## SHORT EXERCISE
Your task is to filter the data below down to the lines holding "chart".
- - -
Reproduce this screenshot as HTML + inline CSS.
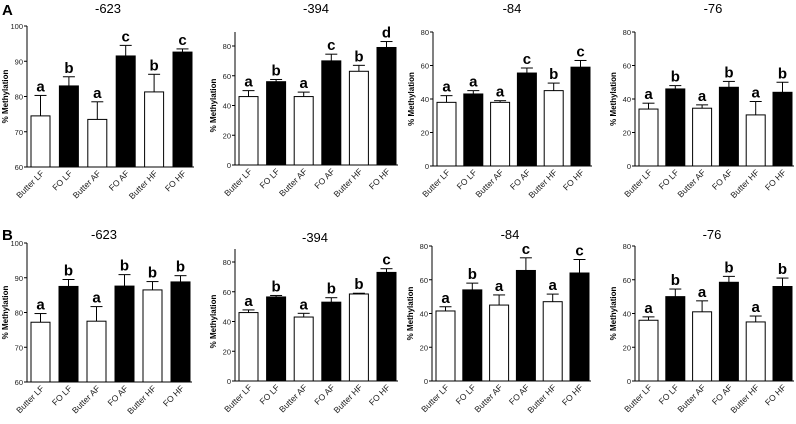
<!DOCTYPE html>
<html><head><meta charset="utf-8">
<style>
body{margin:0;background:#fff;}
svg{display:block;font-family:"Liberation Sans",Arial,sans-serif;}
</style></head>
<body>
<svg id="fig" width="796" height="424" viewBox="0 0 796 424" xmlns="http://www.w3.org/2000/svg">
<text x="2" y="15" font-size="15" font-weight="bold">A</text>
<text x="2" y="240" font-size="15" font-weight="bold">B</text>
</svg>
<script>
const categories = ["Butter LF","FO LF","Butter AF","FO AF","Butter HF","FO HF"];
const fills = ["#fff","#000","#fff","#000","#fff","#000"];
const titles = ["-623","-394","-84","-76","-623","-394","-84","-76"];
const meansA623 = [74.5,83,73.5,91.5,81.3,92.6];
const errA623 = [5.8,2.6,5,3,5,0.9];
const lettersA623 = ["a","b","a","c","b","c"];
const meansA394 = [46,56,46,70,63,79];
const errA394 = [4,1.5,3,4.5,4,4];
const lettersA394 = ["a","b","a","c","b","d"];
const meansA84 = [38,43,38,55.5,45,59];
const errA84 = [4,2,1,3,4.5,4];
const lettersA84 = ["a","a","a","c","b","c"];
const meansA76 = [34,46,34.5,47,30.5,44];
const errA76 = [3.5,2,2,3.5,8,6];
const lettersA76 = ["a","b","a","b","a","b"];
const meansB623 = [77.2,87.5,77.5,87.6,86.5,88.8];
const errB623 = [2.5,2,4.2,3.3,2.4,1.8];
const lettersB623 = ["a","b","a","b","b","b"];
const meansB394 = [46,56.5,43,53,58.5,73];
const errB394 = [1.8,1,2.5,3,0.5,2.5];
const lettersB394 = ["a","b","a","b","b","c"];
const meansB84 = [41.5,54,45,65.5,47,64];
const errB84 = [2.5,4,6,7.5,4.5,8];
const lettersB84 = ["a","b","a","c","a","c"];
const meansB76 = [36,50,41,58.5,35,56];
const errB76 = [2,4.5,6.5,3.5,3.5,5];
const lettersB76 = ["a","b","a","b","a","b"];
const ticks623 = [60,70,80,90,100];
const ticks80 = [0,20,40,60,80];

const NS="http://www.w3.org/2000/svg";
const svg=document.getElementById('fig');
function mk(tag,attrs,parent){const e=document.createElementNS(NS,tag);for(const k in attrs)e.setAttribute(k,attrs[k]);(parent||svg).appendChild(e);return e;}

const panels=[
 {id:"a-623",ax:27,top:26,bot:167,min:60,max:100,axTop:26,ticks:ticks623,m:meansA623,e:errA623,l:lettersA623,tx:108,ty:13,pitch:28.4},
 {id:"a-394",ax:235,top:46,bot:165,min:0,max:80,axTop:32,ticks:ticks80,m:meansA394,e:errA394,l:lettersA394,tx:316,ty:13,pitch:27.6},
 {id:"a-84",ax:433,top:32,bot:166,min:0,max:80,axTop:32,ticks:ticks80,m:meansA84,e:errA84,l:lettersA84,tx:512,ty:13,pitch:26.8},
 {id:"a-76",ax:635,top:32,bot:166,min:0,max:80,axTop:32,ticks:ticks80,m:meansA76,e:errA76,l:lettersA76,tx:713,ty:13,pitch:26.8},
 {id:"b-623",ax:27,top:243,bot:382,min:60,max:100,axTop:243,ticks:ticks623,m:meansB623,e:errB623,l:lettersB623,tx:104,ty:239,pitch:28},
 {id:"b-394",ax:235,top:262,bot:381,min:0,max:80,axTop:249,ticks:ticks80,m:meansB394,e:errB394,l:lettersB394,tx:315,ty:242,pitch:27.6},
 {id:"b-84",ax:432,top:246,bot:381,min:0,max:80,axTop:246,ticks:ticks80,m:meansB84,e:errB84,l:lettersB84,tx:510,ty:239,pitch:26.8},
 {id:"b-76",ax:635,top:246,bot:381,min:0,max:80,axTop:246,ticks:ticks80,m:meansB76,e:errB76,l:lettersB76,tx:712,ty:239,pitch:26.8}
];

panels.forEach((p,pi)=>{
  const g=mk('g',{});
  
  
  const y=v=>p.bot-(v-p.min)/(p.max-p.min)*(p.bot-p.top);
  const bw=19;
  const x=i=>p.ax+4+i*p.pitch;
  const t=mk('text',{x:p.tx,y:p.ty,'font-size':13,'text-anchor':'middle'},g);
  t.textContent=titles[pi];
  
  
  const axis=mk('line',{x1:p.ax,x2:p.ax,y1:p.axTop,y2:p.bot,stroke:'#000','stroke-width':1},g);
  
  
  const xaxis=mk('line',{x1:p.ax,x2:x(5)+bw+2,y1:p.bot,y2:p.bot,stroke:'#000','stroke-width':1},g);
  
  
  p.ticks.forEach(v=>{
    mk('line',{x1:p.ax-3,x2:p.ax,y1:y(v),y2:y(v),stroke:'#000'},g);
    const tl=mk('text',{x:p.ax-4,y:y(v)+3,'font-size':7.5,'text-anchor':'end',fill:'#222'},g);
    tl.textContent=v;
    
    
  });
  const yl=mk('text',{transform:`translate(${p.ax-19},${(p.top+p.bot)/2}) rotate(-90)`,'font-size':8,'font-weight':'bold','text-anchor':'middle'},g);
  yl.textContent='% Methylation';
  
  
  categories.forEach((c,i)=>{
    const bx=x(i), cx=bx+bw/2, top=y(p.m[i]), et=y(p.m[i]+p.e[i]);
    mk('line',{x1:cx,x2:cx,y1:top,y2:et,stroke:'#000'},g);
    mk('line',{x1:cx,x2:cx+6,y1:et,y2:et,stroke:'#000'},g);
    mk('line',{x1:cx-6,x2:cx,y1:et,y2:et,stroke:'#000'},g);
    const r=mk('rect',{x:bx,y:top,width:bw,height:p.bot-top,fill:fills[i],stroke:'#000','stroke-width':1},g);
    
    
    const lt=mk('text',{x:cx,y:et-4,'font-size':15,'font-weight':'bold','text-anchor':'middle'},g);
    lt.textContent=p.l[i];
    
    
    const xl=mk('text',{transform:`translate(${cx+4},${p.bot+7}) rotate(-45)`,'font-size':8.5,'text-anchor':'end',fill:'#222'},g);
    xl.textContent=c;
    
    
  });
});
</script>
</body></html>
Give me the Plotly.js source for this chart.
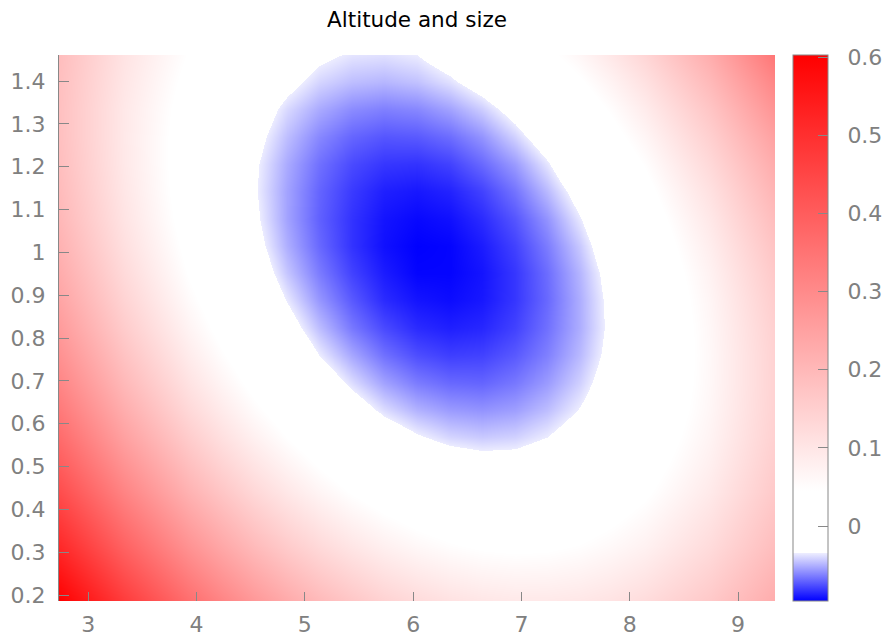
<!DOCTYPE html>
<html>
<head>
<meta charset="utf-8">
<script src="https://cdn.plot.ly/plotly-3.0.1.min.js"></script>
<style>html,body{margin:0;padding:0;background:#fff;}#chart{width:885px;height:636px;}</style>
</head>
<body>
<div id="chart"></div>
<script>
// Grid positions (x: size, y: altitude)
const xValues = [2.730, 3.331, 3.932, 4.233, 4.533, 4.834, 5.134, 5.435, 5.735, 6.036, 6.336, 6.637, 6.937, 7.238, 7.538, 7.839, 8.139, 8.740, 9.341];
const yValues = [0.186, 0.314, 0.441, 0.505, 0.569, 0.633, 0.696, 0.760, 0.824, 0.888, 0.951, 1.015, 1.079, 1.143, 1.206, 1.270, 1.334, 1.398, 1.461];
// Estimated values, one row per y value (bottom to top)
const zRow0  = [0.603, 0.473, 0.362, 0.313, 0.270, 0.231, 0.197, 0.168, 0.143, 0.124, 0.109, 0.099, 0.094, 0.094, 0.098, 0.107, 0.122, 0.164, 0.226];
const zRow1  = [0.514, 0.388, 0.282, 0.236, 0.195, 0.158, 0.127, 0.100, 0.078, 0.061, 0.049, 0.041, 0.038, 0.040, 0.047, 0.059, 0.075, 0.123, 0.189];
const zRow2  = [0.436, 0.315, 0.213, 0.170, 0.131, 0.097, 0.068, 0.043, 0.024, 0.009, -0.001, -0.007, -0.007, -0.003, 0.007, 0.021, 0.040, 0.092, 0.163];
const zRow3  = [0.400, 0.282, 0.183, 0.140, 0.103, 0.070, 0.042, 0.019, 0.000, -0.014, -0.022, -0.026, -0.026, -0.020, -0.010, 0.006, 0.026, 0.080, 0.154];
const zRow4  = [0.368, 0.251, 0.155, 0.113, 0.077, 0.045, 0.019, -0.004, -0.021, -0.033, -0.041, -0.044, -0.042, -0.035, -0.023, -0.007, 0.015, 0.071, 0.147];
const zRow5  = [0.338, 0.224, 0.129, 0.089, 0.054, 0.024, -0.002, -0.023, -0.039, -0.050, -0.056, -0.058, -0.055, -0.047, -0.034, -0.017, 0.006, 0.065, 0.144];
const zRow6  = [0.311, 0.199, 0.107, 0.068, 0.034, 0.005, -0.020, -0.039, -0.054, -0.064, -0.069, -0.070, -0.065, -0.056, -0.042, -0.023, 0.000, 0.062, 0.143];
const zRow7  = [0.286, 0.177, 0.087, 0.049, 0.017, -0.012, -0.035, -0.053, -0.067, -0.076, -0.080, -0.079, -0.073, -0.063, -0.048, -0.028, -0.003, 0.061, 0.144];
const zRow8  = [0.264, 0.157, 0.070, 0.033, 0.002, -0.025, -0.047, -0.065, -0.077, -0.085, -0.088, -0.086, -0.079, -0.067, -0.051, -0.030, -0.004, 0.063, 0.148];
const zRow9  = [0.244, 0.140, 0.055, 0.020, -0.011, -0.036, -0.057, -0.073, -0.085, -0.091, -0.093, -0.090, -0.082, -0.069, -0.051, -0.029, -0.002, 0.067, 0.155];
const zRow10 = [0.228, 0.126, 0.043, 0.009, -0.020, -0.045, -0.064, -0.079, -0.089, -0.095, -0.095, -0.091, -0.082, -0.068, -0.049, -0.026, 0.003, 0.074, 0.164];
const zRow11 = [0.214, 0.114, 0.034, 0.001, -0.027, -0.051, -0.069, -0.083, -0.092, -0.096, -0.095, -0.089, -0.079, -0.064, -0.044, -0.019, 0.010, 0.084, 0.176];
const zRow12 = [0.202, 0.105, 0.027, -0.005, -0.031, -0.054, -0.071, -0.083, -0.091, -0.094, -0.092, -0.085, -0.074, -0.058, -0.036, -0.011, 0.020, 0.096, 0.191];
const zRow13 = [0.194, 0.099, 0.023, -0.007, -0.033, -0.054, -0.070, -0.081, -0.088, -0.090, -0.087, -0.079, -0.066, -0.048, -0.026, 0.001, 0.033, 0.111, 0.209];
const zRow14 = [0.188, 0.095, 0.022, -0.008, -0.032, -0.052, -0.067, -0.077, -0.082, -0.083, -0.079, -0.069, -0.056, -0.037, -0.013, 0.015, 0.048, 0.129, 0.228];
const zRow15 = [0.184, 0.094, 0.023, -0.005, -0.028, -0.047, -0.061, -0.070, -0.074, -0.073, -0.068, -0.058, -0.042, -0.023, 0.002, 0.032, 0.066, 0.149, 0.251];
const zRow16 = [0.183, 0.095, 0.027, 0.000, -0.022, -0.040, -0.052, -0.060, -0.063, -0.061, -0.054, -0.043, -0.027, -0.005, 0.020, 0.051, 0.087, 0.172, 0.280];
const zRow17 = [0.185, 0.100, 0.034, 0.008, -0.013, -0.029, -0.041, -0.047, -0.049, -0.046, -0.038, -0.026, -0.008, 0.014, 0.041, 0.073, 0.110, 0.198, 0.310];
const zRow18 = [0.189, 0.106, 0.043, 0.018, -0.002, -0.020, -0.031, -0.037, -0.038, -0.035, -0.025, -0.006, 0.013, 0.036, 0.064, 0.098, 0.135, 0.225, 0.345];

const xTickVals = [3, 4, 5, 6, 7, 8, 9];
const xTickText = ['3', '4', '5', '6', '7', '8', '9'];
const yTickVals = [0.2, 0.3, 0.4, 0.5, 0.6, 0.7, 0.8, 0.9, 1.0, 1.1, 1.2, 1.3, 1.4];
const yTickText = ['0.2', '0.3', '0.4', '0.5', '0.6', '0.7', '0.8', '0.9', '1', '1.1', '1.2', '1.3', '1.4'];
const cTickVals = [0, 0.1, 0.2, 0.3, 0.4, 0.5, 0.6];
const cTickText = ['0', '0.1', '0.2', '0.3', '0.4', '0.5', '0.6'];
const zLow = -0.096, zHigh = 0.603;
const whiteFrom = -0.035, whiteTo = 0.045;

const zMatrix = [zRow0, zRow1, zRow2, zRow3, zRow4, zRow5, zRow6, zRow7, zRow8, zRow9,
                 zRow10, zRow11, zRow12, zRow13, zRow14, zRow15, zRow16, zRow17, zRow18];

// Colour scale: blue -> pale blue, white band, white -> red
const span = zHigh - zLow;
const pBlue = (whiteFrom - zLow) / span;
const pWhite = (whiteTo - zLow) / span;
const colorscale = [
  [0, 'rgb(0,0,255)'],
  [pBlue, 'rgb(236,236,255)'],
  [pBlue, 'rgb(255,255,255)'],
  [pWhite, 'rgb(255,255,255)'],
  [1, 'rgb(255,0,0)']
];

const grey = '#808080';
const font = 'DejaVu Sans, sans-serif';
const pad = '\u00a0\u00a0';

const trace = {
  type: 'heatmap',
  x: xValues,
  y: yValues,
  z: zMatrix,
  zsmooth: 'best',
  zmin: zLow,
  zmax: zHigh,
  colorscale: colorscale,
  hoverinfo: 'x+y+z',
  colorbar: {
    x: 1.025, xanchor: 'left', xref: 'paper',
    y: 0.5, yanchor: 'middle', len: 1, lenmode: 'fraction',
    thickness: 35, thicknessmode: 'pixels',
    xpad: 0, ypad: 0,
    outlinecolor: '#888', outlinewidth: 1,
    ticks: 'inside', ticklen: 10, tickcolor: '#888', tickwidth: 1,
    tickvals: cTickVals, ticktext: cTickText.map(t => pad + t),
    tickfont: {family: font, size: 22, color: grey}
  }
};

const layout = {
  width: 885, height: 636,
  margin: {l: 59, r: 110, t: 55, b: 35, pad: 0, autoexpand: false},
  paper_bgcolor: '#fff', plot_bgcolor: '#fff',
  font: {family: font, color: grey},
  title: {
    text: 'Altitude and size',
    font: {family: font, size: 21.5, color: '#000'},
    x: 0.5, xref: 'paper', xanchor: 'center',
    y: 1 - 19 / 636, yref: 'container', yanchor: 'middle'
  },
  xaxis: {
    range: [xValues[0], xValues[xValues.length - 1]],
    tickvals: xTickVals, ticktext: xTickText,
    ticks: 'inside', ticklen: 9, tickcolor: '#888', tickwidth: 1,
    showline: false, showgrid: false, zeroline: false,
    ticklabelstandoff: 8,
    tickfont: {family: font, size: 22, color: grey}
  },
  yaxis: {
    range: [yValues[0], yValues[yValues.length - 1]],
    tickvals: yTickVals, ticktext: yTickText,
    ticks: 'inside', ticklen: 10, tickcolor: '#888', tickwidth: 1,
    showline: true, linecolor: '#888', linewidth: 1,
    showgrid: false, zeroline: false,
    ticklabelstandoff: 8,
    tickfont: {family: font, size: 22, color: grey}
  }
};

Plotly.newPlot('chart', [trace], layout, {displayModeBar: false, staticPlot: true});
</script>
</body>
</html>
- - -
## FINISHED ANSWER
Give me the Plotly.js source for this chart.
<style>html,body{margin:0;padding:0;background:#fff;}#chart{width:885px;height:636px;}</style>
<div id="chart"></div>
Plotly.newPlot('chart', [trace], layout, {displayModeBar: false, staticPlot: true});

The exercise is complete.